It wasn't long after the release of the Mueller report that the Republican message featured an important contradiction. Donald Trump, for example, declared that there should be "no more costly and time-consuming investigations," a message echoed by other Republicans who've insisted that Congress should "legislate not investigate."
At the same time, however, the president and his allies have also demanded an aggressive probe into the origins -- or as Trump calls it, the "oranges" -- into how the probe into the Russia scandal began in the first place. It created an awkward political dynamic: Republicans want an end to investigations -- except for the investigation into the investigators.
Attorney General Bill Barr appears to care far more about the latter position than the former. Indeed, the New York Times reported that Barr has assigned a federal prosecutor to "examine the origins of the Russia investigation."
John H. Durham, the United States attorney in Connecticut, has a history of serving as a special prosecutor investigating potential wrongdoing among national security officials, including the F.B.I.'s ties to a crime boss in Boston and accusations of C.I.A. abuses of detainees.His inquiry is the third known investigation focused on the opening of an F.B.I. counterintelligence investigation during the 2016 presidential campaign into possible ties between Russia's election interference and Trump associates.

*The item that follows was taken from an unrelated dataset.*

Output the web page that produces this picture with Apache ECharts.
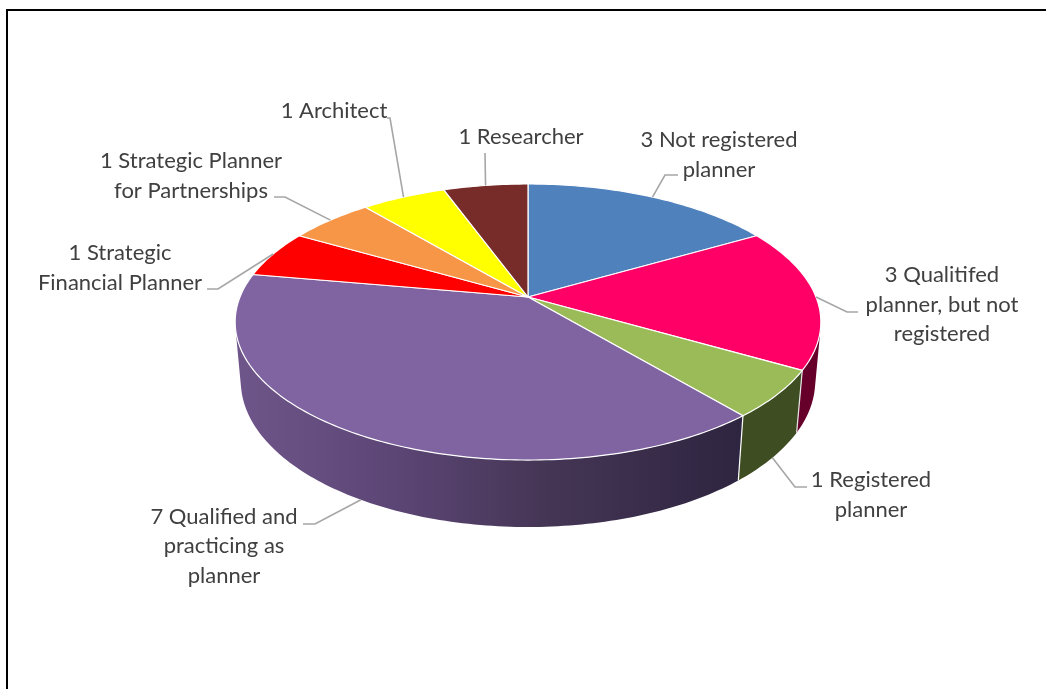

The president's attorneys are delighted, but the rest of us probably shouldn't be. As Rachel noted at the end of last night's show, we still don't know what happened to the counter-intelligence investigation into possible ties between the Trump campaign and Russia, but the attorney general is nevertheless moving forward with another examination of the probe itself.
If the Times' report is correct, it suggests John Durham's probe will run concurrently with the Senate Judiciary Committee's investigation into the investigation, the John Huber investigation initiated by then-Attorney General Jeff Sessions, and the probe launched by the inspector general of the Justice Department.
It's against this backdrop that Barr effectively said, "Let's launch another one."
And why is that? The attorney general can speak to his own motivations, of course, but it's probably not a coincidence that Barr is following the path Donald Trump wants to see: one in which the Justice Department acts in concert with the White House's political agenda.
This may get worse before it gets better: the president told Politico late last week that he believes it would be perfectly "appropriate" for him to speak with his attorney general about launching an investigation into former Vice President Joe Biden, one of his leading 2020 rivals.
If I were to rank the most alarming aspects of Trump's presidency, his vision of weaponizing law enforcement would at or near the top.
For his part, Barr told senators last week, "We have to stop using the criminal justice process as a political weapon." It'd be more reassuring if the public could have greater confidence that he and his boss were committed to such a principle.